The Box is an unremarkable wooden box. It lacks finish, and it is old, though not too old. It has a latch, but unless the current owner has locked it, it doesn't have a lock. In settings where characters can detect magic, the thing oozes magic. Though it looks unremarkable, astute observers might note that odd things happen in the vicinity of the Box, though they are never explicitly connected to the Box.
The Box only has one power: it contains knowledge. Whether it forms a gate to some Other place, or whether it physically contains this knowledge, the bottom line is that the Box holds the keys to personal enlightenment. Unfortunately, the human mind wasn't meant to hold all this knowledge, and that means that there's a consequence to all this knowledge: madness.

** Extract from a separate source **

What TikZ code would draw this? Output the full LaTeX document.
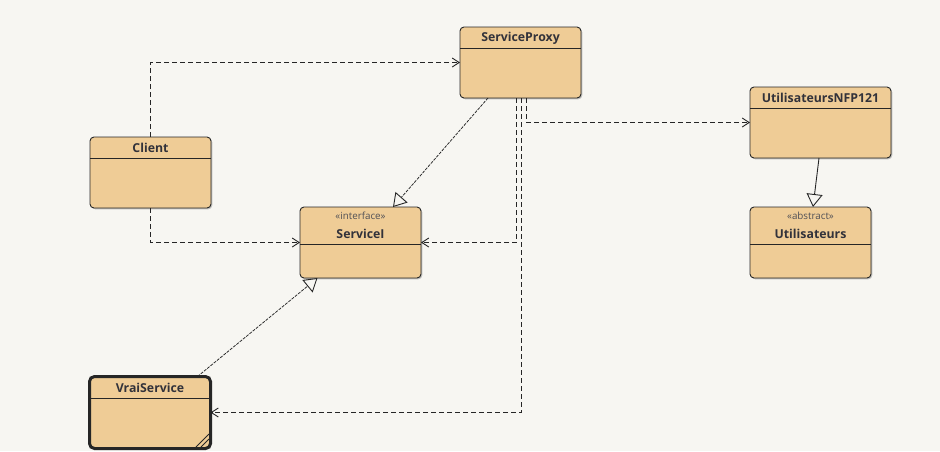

In game terms, the Box confers experience points while prompting insanity in the user. How this works depends on the game system. If the character spends a round (somewhere in the five second range or so) looking in the Box, that character gains some experience (a point or two in systems that award individual experience points, a skill check or the like in systems that use skill checks as development, or maybe the equivalent experience to a monster of the character's level in level-based systems; basically the amount one could reasonably expect for a minimum session's work). However, if the character spends that round looking in the Box, he risks madness. Since not all games detail madness, how this works is up to the Game Master. In games like Call of Cthulhu, Deadlands, Unknown Armies, and World of Darkness, the madness rules already in place should suffice. Games like D&D typically don't have a default madness system, so the Game Master may have to improvise (settings like Ravenloft, Call of Cthulhu d20, and others typically do include some rules for measuring a character's mental state). In any case, the power to become a better character should come with the penalty of becoming a gibbering wreck as the secrets of the universe blast the character's mind.
Note that the Game Master may grant other appropriate benefits (perhaps the character learns a spell or the location of an important item) as well as appropriate penalties (perhaps the events are so shocking that the character becomes deformed or gains some other genre-appropriate flaw).